> **Task to complete**
Reproduce every record below exactly as written, leaving out any pictures.

> **Supplied material**
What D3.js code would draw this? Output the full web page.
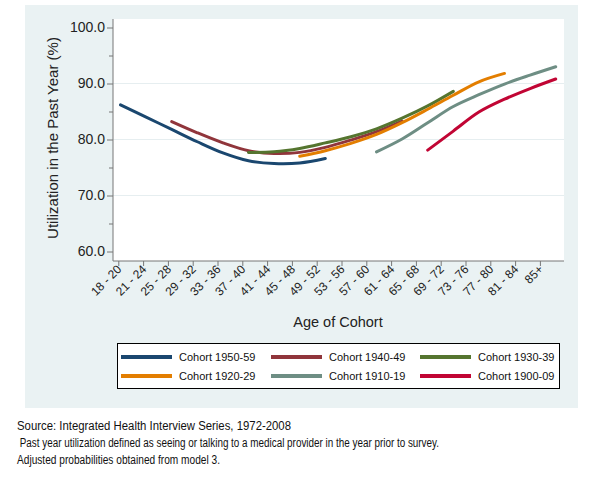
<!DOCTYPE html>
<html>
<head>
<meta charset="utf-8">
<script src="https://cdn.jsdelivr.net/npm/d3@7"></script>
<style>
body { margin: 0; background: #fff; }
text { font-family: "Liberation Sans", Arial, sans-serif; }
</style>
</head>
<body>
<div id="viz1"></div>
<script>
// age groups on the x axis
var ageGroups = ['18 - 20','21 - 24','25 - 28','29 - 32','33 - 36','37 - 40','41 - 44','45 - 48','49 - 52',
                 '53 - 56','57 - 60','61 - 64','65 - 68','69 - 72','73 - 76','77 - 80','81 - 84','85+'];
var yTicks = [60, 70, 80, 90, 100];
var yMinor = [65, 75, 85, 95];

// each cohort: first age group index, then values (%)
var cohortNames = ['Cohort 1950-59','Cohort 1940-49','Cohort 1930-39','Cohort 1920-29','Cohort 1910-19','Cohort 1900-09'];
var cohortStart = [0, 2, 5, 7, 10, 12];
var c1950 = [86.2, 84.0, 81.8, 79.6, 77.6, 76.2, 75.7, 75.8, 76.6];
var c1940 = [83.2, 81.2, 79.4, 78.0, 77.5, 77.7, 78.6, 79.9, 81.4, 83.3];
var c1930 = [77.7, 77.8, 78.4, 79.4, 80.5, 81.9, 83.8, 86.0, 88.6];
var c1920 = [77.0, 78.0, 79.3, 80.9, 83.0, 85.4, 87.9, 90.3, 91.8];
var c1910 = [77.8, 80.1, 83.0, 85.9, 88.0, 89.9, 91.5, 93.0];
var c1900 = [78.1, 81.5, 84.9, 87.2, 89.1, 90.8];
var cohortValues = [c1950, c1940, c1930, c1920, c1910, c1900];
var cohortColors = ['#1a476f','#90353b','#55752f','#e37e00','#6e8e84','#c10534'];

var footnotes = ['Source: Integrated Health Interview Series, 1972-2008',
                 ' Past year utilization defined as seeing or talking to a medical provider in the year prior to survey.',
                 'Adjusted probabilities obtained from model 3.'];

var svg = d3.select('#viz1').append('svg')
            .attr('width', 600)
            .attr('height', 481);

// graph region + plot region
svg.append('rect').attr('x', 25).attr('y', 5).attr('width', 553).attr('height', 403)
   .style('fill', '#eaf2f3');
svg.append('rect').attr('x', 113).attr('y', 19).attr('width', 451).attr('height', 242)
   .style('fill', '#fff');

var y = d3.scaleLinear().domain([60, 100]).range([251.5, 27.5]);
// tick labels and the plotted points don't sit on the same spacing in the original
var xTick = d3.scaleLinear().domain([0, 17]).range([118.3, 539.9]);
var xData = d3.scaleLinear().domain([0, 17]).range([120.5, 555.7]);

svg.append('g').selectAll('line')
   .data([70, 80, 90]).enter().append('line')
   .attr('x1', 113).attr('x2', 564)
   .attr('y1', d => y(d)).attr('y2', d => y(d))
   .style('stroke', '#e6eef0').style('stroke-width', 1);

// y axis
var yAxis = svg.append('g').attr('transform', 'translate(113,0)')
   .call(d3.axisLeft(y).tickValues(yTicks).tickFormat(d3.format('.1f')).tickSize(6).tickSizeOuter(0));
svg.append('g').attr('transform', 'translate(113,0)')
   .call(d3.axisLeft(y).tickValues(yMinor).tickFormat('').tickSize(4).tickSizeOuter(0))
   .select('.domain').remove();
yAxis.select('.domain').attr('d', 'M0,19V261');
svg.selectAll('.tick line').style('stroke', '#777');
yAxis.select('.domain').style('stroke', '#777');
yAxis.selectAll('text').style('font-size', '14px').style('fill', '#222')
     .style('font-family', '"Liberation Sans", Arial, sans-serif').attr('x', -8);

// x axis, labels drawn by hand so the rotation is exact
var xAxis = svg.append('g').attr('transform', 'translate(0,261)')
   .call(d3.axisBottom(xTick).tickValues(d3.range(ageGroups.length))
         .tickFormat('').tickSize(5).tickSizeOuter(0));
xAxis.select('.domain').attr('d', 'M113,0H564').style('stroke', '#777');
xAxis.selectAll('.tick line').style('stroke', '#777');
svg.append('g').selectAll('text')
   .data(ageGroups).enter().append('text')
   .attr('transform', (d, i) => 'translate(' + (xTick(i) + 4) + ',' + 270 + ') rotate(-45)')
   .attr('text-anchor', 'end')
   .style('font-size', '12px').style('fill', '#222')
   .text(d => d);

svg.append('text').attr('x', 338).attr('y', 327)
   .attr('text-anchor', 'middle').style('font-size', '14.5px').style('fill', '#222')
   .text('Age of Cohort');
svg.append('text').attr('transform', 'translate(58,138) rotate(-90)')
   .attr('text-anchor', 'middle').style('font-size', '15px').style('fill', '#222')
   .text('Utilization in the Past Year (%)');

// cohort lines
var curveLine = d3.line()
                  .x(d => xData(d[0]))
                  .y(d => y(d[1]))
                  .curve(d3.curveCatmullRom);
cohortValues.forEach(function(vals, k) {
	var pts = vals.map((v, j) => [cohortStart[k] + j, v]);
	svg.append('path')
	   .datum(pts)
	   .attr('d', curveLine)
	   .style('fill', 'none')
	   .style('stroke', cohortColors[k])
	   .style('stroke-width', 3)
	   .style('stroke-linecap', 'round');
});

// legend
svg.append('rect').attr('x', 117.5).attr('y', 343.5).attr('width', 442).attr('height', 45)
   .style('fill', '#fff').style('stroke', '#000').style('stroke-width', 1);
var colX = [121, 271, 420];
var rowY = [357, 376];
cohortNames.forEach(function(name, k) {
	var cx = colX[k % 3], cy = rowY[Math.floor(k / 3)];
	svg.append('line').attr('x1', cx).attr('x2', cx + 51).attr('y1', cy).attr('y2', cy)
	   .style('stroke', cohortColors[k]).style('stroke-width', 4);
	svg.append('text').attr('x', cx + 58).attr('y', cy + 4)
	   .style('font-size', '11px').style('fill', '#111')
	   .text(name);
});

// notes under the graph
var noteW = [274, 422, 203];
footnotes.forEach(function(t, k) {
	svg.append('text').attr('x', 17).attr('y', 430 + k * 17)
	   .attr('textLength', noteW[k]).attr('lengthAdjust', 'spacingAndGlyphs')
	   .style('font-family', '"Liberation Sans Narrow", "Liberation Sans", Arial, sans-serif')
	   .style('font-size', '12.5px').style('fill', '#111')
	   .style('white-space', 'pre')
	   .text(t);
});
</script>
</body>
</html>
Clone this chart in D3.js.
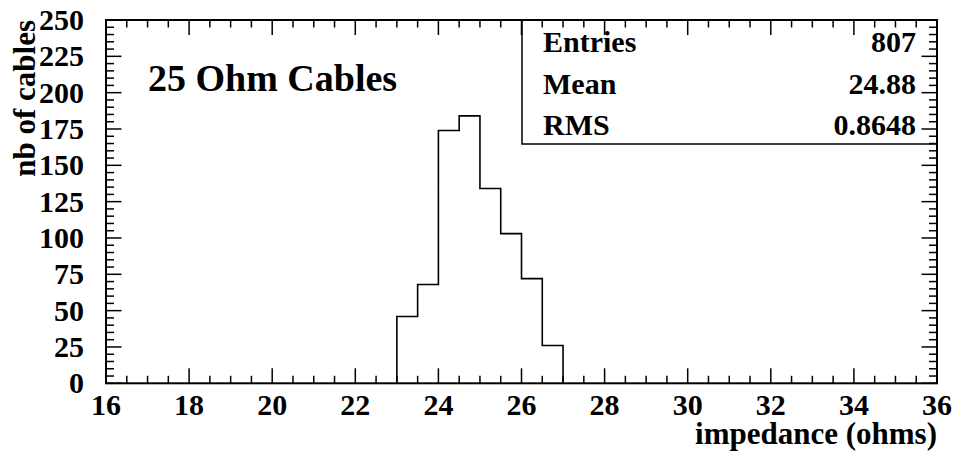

> **Output**
What D3.js code would draw this? Output the full web page.
<!DOCTYPE html>
<html>
<head>
<meta charset="utf-8">
<script src="https://cdn.jsdelivr.net/npm/d3@7"></script>
<style>
body { margin: 0; background: #fff; }
text { font-family: "Liberation Sans", Arial, sans-serif; }
</style>
</head>
<body>
<div id="viz1"></div>
<script>
// age groups on the x axis
var ageGroups = ['18 - 20','21 - 24','25 - 28','29 - 32','33 - 36','37 - 40','41 - 44','45 - 48','49 - 52',
                 '53 - 56','57 - 60','61 - 64','65 - 68','69 - 72','73 - 76','77 - 80','81 - 84','85+'];
var yTicks = [60, 70, 80, 90, 100];
var yMinor = [65, 75, 85, 95];

// each cohort: first age group index, then values (%)
var cohortNames = ['Cohort 1950-59','Cohort 1940-49','Cohort 1930-39','Cohort 1920-29','Cohort 1910-19','Cohort 1900-09'];
var cohortStart = [0, 2, 5, 7, 10, 12];
var c1950 = [86.2, 84.0, 81.8, 79.6, 77.6, 76.2, 75.7, 75.8, 76.6];
var c1940 = [83.2, 81.2, 79.4, 78.0, 77.5, 77.7, 78.6, 79.9, 81.4, 83.3];
var c1930 = [77.7, 77.8, 78.4, 79.4, 80.5, 81.9, 83.8, 86.0, 88.6];
var c1920 = [77.0, 78.0, 79.3, 80.9, 83.0, 85.4, 87.9, 90.3, 91.8];
var c1910 = [77.8, 80.1, 83.0, 85.9, 88.0, 89.9, 91.5, 93.0];
var c1900 = [78.1, 81.5, 84.9, 87.2, 89.1, 90.8];
var cohortValues = [c1950, c1940, c1930, c1920, c1910, c1900];
var cohortColors = ['#1a476f','#90353b','#55752f','#e37e00','#6e8e84','#c10534'];

var footnotes = ['Source: Integrated Health Interview Series, 1972-2008',
                 ' Past year utilization defined as seeing or talking to a medical provider in the year prior to survey.',
                 'Adjusted probabilities obtained from model 3.'];

var svg = d3.select('#viz1').append('svg')
            .attr('width', 600)
            .attr('height', 481);

// graph region + plot region
svg.append('rect').attr('x', 25).attr('y', 5).attr('width', 553).attr('height', 403)
   .style('fill', '#eaf2f3');
svg.append('rect').attr('x', 113).attr('y', 19).attr('width', 451).attr('height', 242)
   .style('fill', '#fff');

var y = d3.scaleLinear().domain([60, 100]).range([251.5, 27.5]);
// tick labels and the plotted points don't sit on the same spacing in the original
var xTick = d3.scaleLinear().domain([0, 17]).range([118.3, 539.9]);
var xData = d3.scaleLinear().domain([0, 17]).range([120.5, 555.7]);

svg.append('g').selectAll('line')
   .data([70, 80, 90]).enter().append('line')
   .attr('x1', 113).attr('x2', 564)
   .attr('y1', d => y(d)).attr('y2', d => y(d))
   .style('stroke', '#e6eef0').style('stroke-width', 1);

// y axis
var yAxis = svg.append('g').attr('transform', 'translate(113,0)')
   .call(d3.axisLeft(y).tickValues(yTicks).tickFormat(d3.format('.1f')).tickSize(6).tickSizeOuter(0));
svg.append('g').attr('transform', 'translate(113,0)')
   .call(d3.axisLeft(y).tickValues(yMinor).tickFormat('').tickSize(4).tickSizeOuter(0))
   .select('.domain').remove();
yAxis.select('.domain').attr('d', 'M0,19V261');
svg.selectAll('.tick line').style('stroke', '#777');
yAxis.select('.domain').style('stroke', '#777');
yAxis.selectAll('text').style('font-size', '14px').style('fill', '#222')
     .style('font-family', '"Liberation Sans", Arial, sans-serif').attr('x', -8);

// x axis, labels drawn by hand so the rotation is exact
var xAxis = svg.append('g').attr('transform', 'translate(0,261)')
   .call(d3.axisBottom(xTick).tickValues(d3.range(ageGroups.length))
         .tickFormat('').tickSize(5).tickSizeOuter(0));
xAxis.select('.domain').attr('d', 'M113,0H564').style('stroke', '#777');
xAxis.selectAll('.tick line').style('stroke', '#777');
svg.append('g').selectAll('text')
   .data(ageGroups).enter().append('text')
   .attr('transform', (d, i) => 'translate(' + (xTick(i) + 4) + ',' + 270 + ') rotate(-45)')
   .attr('text-anchor', 'end')
   .style('font-size', '12px').style('fill', '#222')
   .text(d => d);

svg.append('text').attr('x', 338).attr('y', 327)
   .attr('text-anchor', 'middle').style('font-size', '14.5px').style('fill', '#222')
   .text('Age of Cohort');
svg.append('text').attr('transform', 'translate(58,138) rotate(-90)')
   .attr('text-anchor', 'middle').style('font-size', '15px').style('fill', '#222')
   .text('Utilization in the Past Year (%)');

// cohort lines
var curveLine = d3.line()
                  .x(d => xData(d[0]))
                  .y(d => y(d[1]))
                  .curve(d3.curveCatmullRom);
cohortValues.forEach(function(vals, k) {
	var pts = vals.map((v, j) => [cohortStart[k] + j, v]);
	svg.append('path')
	   .datum(pts)
	   .attr('d', curveLine)
	   .style('fill', 'none')
	   .style('stroke', cohortColors[k])
	   .style('stroke-width', 3)
	   .style('stroke-linecap', 'round');
});

// legend
svg.append('rect').attr('x', 117.5).attr('y', 343.5).attr('width', 442).attr('height', 45)
   .style('fill', '#fff').style('stroke', '#000').style('stroke-width', 1);
var colX = [121, 271, 420];
var rowY = [357, 376];
cohortNames.forEach(function(name, k) {
	var cx = colX[k % 3], cy = rowY[Math.floor(k / 3)];
	svg.append('line').attr('x1', cx).attr('x2', cx + 51).attr('y1', cy).attr('y2', cy)
	   .style('stroke', cohortColors[k]).style('stroke-width', 4);
	svg.append('text').attr('x', cx + 58).attr('y', cy + 4)
	   .style('font-size', '11px').style('fill', '#111')
	   .text(name);
});

// notes under the graph
var noteW = [274, 422, 203];
footnotes.forEach(function(t, k) {
	svg.append('text').attr('x', 17).attr('y', 430 + k * 17)
	   .attr('textLength', noteW[k]).attr('lengthAdjust', 'spacingAndGlyphs')
	   .style('font-family', '"Liberation Sans Narrow", "Liberation Sans", Arial, sans-serif')
	   .style('font-size', '12.5px').style('fill', '#111')
	   .style('white-space', 'pre')
	   .text(t);
});
</script>
</body>
</html>
Clone this chart in D3.js.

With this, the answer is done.